■ DIRECTION ■
Note each line that includes the word "this". Copy those lines.

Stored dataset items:

* Begin *

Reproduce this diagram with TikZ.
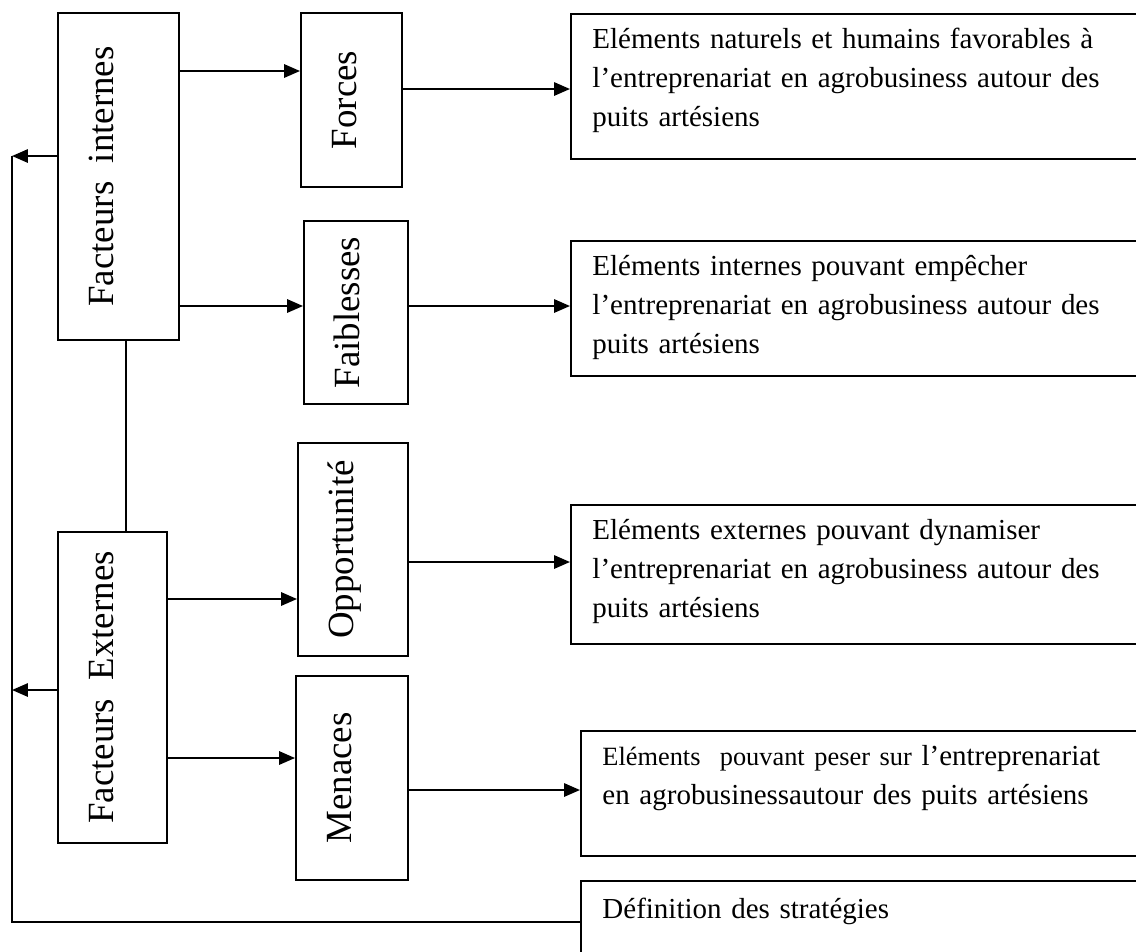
\documentclass[tikz,border=0pt]{standalone}
\usepackage{fontspec}
\setmainfont{Liberation Serif}
\usetikzlibrary{positioning,arrows.meta}

\tikzset{
  side/.style={draw,line width=1.1pt,rotate=90,inner sep=0pt,
    text height=1.1cm,font=\fontsize{21}{25}\selectfont},
  info/.style={draw,line width=1.1pt,anchor=north west,inner xsep=0.43cm,
    inner ysep=0pt,text width=10.8cm,align=left,
    font=\fontsize{16.5}{22.2}\selectfont},
  arr/.style={-{Triangle[length=9pt,width=7.5pt]},line width=1.2pt},
  link/.style={line width=0.8pt}
}

\begin{document}
\begin{tikzpicture}[x=0.02cm,y=-0.02cm]
\useasboundingbox (0,0) rectangle (1136,951);

% rotated boxes: north is their left side, south their right side
\node [side,minimum width=6.54cm,text depth=1.32cm] (fi) at (118.5,176.5) {Facteurs~~internes};
\node [side,minimum width=6.22cm,text depth=1.08cm] (fe) at (112.5,687.5) {Facteurs~~Externes};
\node [side,minimum width=3.48cm,text depth=0.92cm] (forces) at (351.5,100) {Forces};
\node [side,minimum width=3.66cm,text depth=0.98cm] (faib) at (356,312.5) {Faiblesses};
\node [side,minimum width=4.26cm,text depth=1.1cm] (opp) at (353,549.5) {Opportunité};
\node [side,minimum width=4.08cm,text depth=1.14cm] (men) at (352,778) {Menaces};

\node [info,text height=0.7cm,text depth=2.2cm] (forces-info) at (570,13)
  {Eléments naturels et humains favorables à\\ l’entreprenariat en agrobusiness autour des\\ puits artésiens};
\node [info,text height=0.7cm,text depth=2cm] (faib-info) at (570,240)
  {Eléments internes pouvant empêcher\\ l’entreprenariat en agrobusiness autour des\\ puits artésiens};
\node [info,text height=0.7cm,text depth=2.08cm] (opp-info) at (570,504)
  {Eléments externes pouvant dynamiser\\ l’entreprenariat en agrobusiness autour des\\ puits artésiens};
\node [info,text height=0.7cm,text depth=1.8cm] (men-info) at (580,730)
  {{\fontsize{15}{22.2}\selectfont Eléments~~pouvant peser sur} l’entreprenariat\\ en agrobusinessautour des puits artésiens};
\node [info,text height=0.76cm,text depth=2cm] (defn) at (580,880) {Définition des stratégies};

\draw [arr] (fi.south |- 0,71) -- (forces.north |- 0,71);
\draw [arr] (fi.south |- 0,306) -- (faib.north |- 0,306);
\draw [arr] (fe.south |- 0,599) -- (opp.north |- 0,599);
\draw [arr] (fe.south |- 0,758) -- (men.north |- 0,758);

\draw [arr] (forces.south |- 0,89) -- (forces-info.west |- 0,89);
\draw [arr] (faib.south |- 0,306) -- (faib-info.west |- 0,306);
\draw [arr] (opp.south |- 0,562) -- (opp-info.west |- 0,562);
\draw [arr] (men.south |- 0,790) -- (men-info.west |- 0,790);

\draw [link] (fi.west -| 126,0) -- (fe.east -| 126,0);

% loop back from the strategies
\coordinate (back) at (12,922);
\draw [link] (defn.west |- back) -- (back) -- (back |- 0,156);
\draw [arr] (fi.north |- 0,156) -- (back |- 0,156);
\draw [arr] (fe.north |- 0,690) -- (back |- 0,690);
\end{tikzpicture}
\end{document}
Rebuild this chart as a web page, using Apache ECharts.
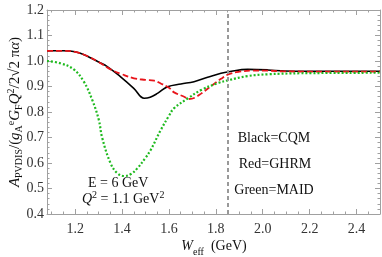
<!DOCTYPE html>
<html><head><meta charset="utf-8">
<script src="https://cdn.jsdelivr.net/npm/echarts@6/dist/echarts.min.js"></script>
<style>html,body{margin:0;padding:0;background:#fff}#c{width:382px;height:257px}</style>
</head><body><div id="c"></div>
<script>
// CQM (black, solid)
const wBlack = [1.08,1.15,1.20,1.25,1.30,1.337,1.394,1.45,1.494,1.52,1.551,1.594,1.651,1.707,1.765,1.822,1.855,1.936,2.022,2.092,2.2,2.5];
const aBlack = [1.040,1.040,1.036,1.020,0.996,0.978,0.938,0.893,0.854,0.858,0.873,0.899,0.910,0.919,0.936,0.952,0.958,0.967,0.965,0.961,0.960,0.960];
// GHRM (red, dashed)
const wRed = [1.08,1.15,1.20,1.25,1.30,1.351,1.40,1.451,1.50,1.537,1.565,1.60,1.622,1.665,1.685,1.71,1.737,1.779,1.822,1.855,1.90,1.95,2.02,2.1,2.5];
const aRed = [1.040,1.040,1.036,1.020,0.996,0.967,0.948,0.932,0.926,0.923,0.912,0.895,0.877,0.860,0.851,0.856,0.872,0.901,0.930,0.948,0.958,0.962,0.962,0.959,0.958];
// MAID (green, dotted)
const wGreen = [1.08,1.137,1.194,1.237,1.273,1.301,1.315,1.351,1.38,1.41,1.44,1.465,1.50,1.522,1.565,1.60,1.622,1.682,1.737,1.808,1.855,1.936,2.022,2.165,2.5];
const aGreen = [1.000,0.991,0.967,0.919,0.847,0.769,0.700,0.599,0.560,0.549,0.558,0.579,0.620,0.651,0.729,0.785,0.815,0.854,0.886,0.913,0.925,0.941,0.948,0.952,0.954];
// threshold line
const wThreshold = 1.855;
// ticks
const xMajor = [1.2,1.4,1.6,1.8,2.0,2.2,2.4];
const xMinor = [1.1,1.15,1.25,1.3,1.35,1.45,1.5,1.55,1.65,1.7,1.75,1.85,1.9,1.95,2.05,2.1,2.15,2.25,2.3,2.35,2.45,2.5];
const yMajor = [0.4,0.5,0.6,0.7,0.8,0.9,1.0,1.1,1.2];
const yMinor = [];
for (let i = 0; i < 8; i++) for (let k = 1; k < 5; k++) yMinor.push(+(0.4 + i*0.1 + k*0.02).toFixed(2));

const zip = (a,b) => a.map((v,i)=>[v,b[i]]);
const FONT = 'Liberation Serif';
const frame = '#a0a0a0';
const X0 = 1.08, X1 = 2.5;

function xAx(pos, vals, len, labels, line) {
  return {type:'value', min:X0, max:X1, position:pos,
    axisLine:{show:line, onZero:false, lineStyle:{color:frame,width:1}},
    splitLine:{show:false},
    axisTick:{show:true, inside:true, length:len, customValues:vals, lineStyle:{color:frame}},
    axisLabel:{show:labels, customValues:vals, formatter:v=>v.toFixed(1), fontFamily:FONT, fontSize:14, color:'#333', margin:8}};
}
function yAx(pos, vals, len, labels, line) {
  return {type:'value', min:0.4, max:1.2, position:pos,
    axisLine:{show:line, onZero:false, lineStyle:{color:frame,width:1}},
    splitLine:{show:false},
    axisTick:{show:true, inside:true, length:len, customValues:vals, lineStyle:{color:frame}},
    axisLabel:{show:labels, customValues:vals, formatter:v=>v.toFixed(1), fontFamily:FONT, fontSize:14, color:'#333', margin:3}};
}

const chart = echarts.init(document.getElementById('c'), null, {renderer:'canvas'});
chart.setOption({
  animation:false,
  grid:{left:47, right:2, top:10, bottom:43},
  xAxis:[xAx('bottom', xMajor, 5, true, true), xAx('bottom', xMinor, 2.5, false, false),
         xAx('top', xMajor, 5, false, true), xAx('top', xMinor, 2.5, false, false)],
  yAxis:[yAx('left', yMajor, 5, true, true), yAx('left', yMinor, 2.5, false, false),
         yAx('right', yMajor, 5, false, true), yAx('right', yMinor, 2.5, false, false)],
  series:[
    {type:'line', data:zip(wBlack,aBlack), smooth:0.4, showSymbol:false,
     lineStyle:{color:'#000', width:1.6},
     markLine:{silent:true, symbol:'none', label:{show:false},
       lineStyle:{color:'#999', width:2, type:[4,3]}, data:[{xAxis:wThreshold}]}},
    {type:'line', data:zip(wRed,aRed), smooth:0.4, showSymbol:false,
     lineStyle:{color:'#e8141a', width:1.8, type:[6,3]}},
    {type:'line', data:zip(wGreen,aGreen), smooth:0.4, showSymbol:false,
     lineStyle:{color:'#1fba1f', width:2.2, type:[2,2]}}
  ],
  graphic:[
    {type:'text', left:88, top:176, style:{text:'E = 6 GeV', fontFamily:FONT, fontSize:14, fill:'#111'}},
    {type:'text', left:82, top:190, style:{
      text:'{i|Q}{sup|2}{n| = 1.1 GeV}{sup|2}',
      rich:{i:{fontFamily:FONT,fontStyle:'italic',fontSize:14,fill:'#111',lineHeight:16,verticalAlign:'bottom'},
            n:{fontFamily:FONT,fontSize:14,fill:'#111',lineHeight:16,verticalAlign:'bottom'},
            sup:{fontFamily:FONT,fontSize:10,fill:'#111',lineHeight:16,verticalAlign:'top'}}}},
    {type:'text', x:274, y:138, style:{text:'Black=CQM', fontFamily:FONT, fontSize:14, fill:'#111', align:'center', verticalAlign:'middle'}},
    {type:'text', x:275, y:164, style:{text:'Red=GHRM', fontFamily:FONT, fontSize:14, fill:'#111', align:'center', verticalAlign:'middle'}},
    {type:'text', x:274, y:190, style:{text:'Green=MAID', fontFamily:FONT, fontSize:14, fill:'#111', align:'center', verticalAlign:'middle'}},
    {type:'text', x:214, y:248, style:{
      text:'{i|W}{sub|eff}{n|  (GeV)}', align:'center', verticalAlign:'middle',
      rich:{i:{fontFamily:FONT,fontStyle:'italic',fontSize:14,fill:'#111',lineHeight:18,verticalAlign:'top'},
            n:{fontFamily:FONT,fontSize:14,fill:'#111',lineHeight:18,verticalAlign:'top'},
            sub:{fontFamily:FONT,fontSize:10,fill:'#111',lineHeight:16,verticalAlign:'bottom'}}}},
    {type:'text', x:15, y:112, rotation:Math.PI/2, style:{
      text:'{i|A}{sub|PVDIS}{n|/(}{i|g}{sub|A}{sup|e}{i|G}{sub|F}{i|Q}{sup|2}{n|/2√2 π}{i|α}{n|)}',
      align:'center', verticalAlign:'middle',
      rich:{i:{fontFamily:FONT,fontStyle:'italic',fontSize:15,fill:'#111',lineHeight:18,verticalAlign:'middle'},
            n:{fontFamily:FONT,fontSize:15,fill:'#111',lineHeight:18,verticalAlign:'middle'},
            sub:{fontFamily:FONT,fontSize:10,fill:'#111',lineHeight:18,verticalAlign:'bottom'},
            sup:{fontFamily:FONT,fontSize:10,fill:'#111',lineHeight:18,verticalAlign:'top'}}}}
  ]
});
</script></body></html>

* End *

■ SOLUTION BELOW ■
Reproduce this diagram with TikZ.
Rebuild this chart as a web page, using Apache ECharts.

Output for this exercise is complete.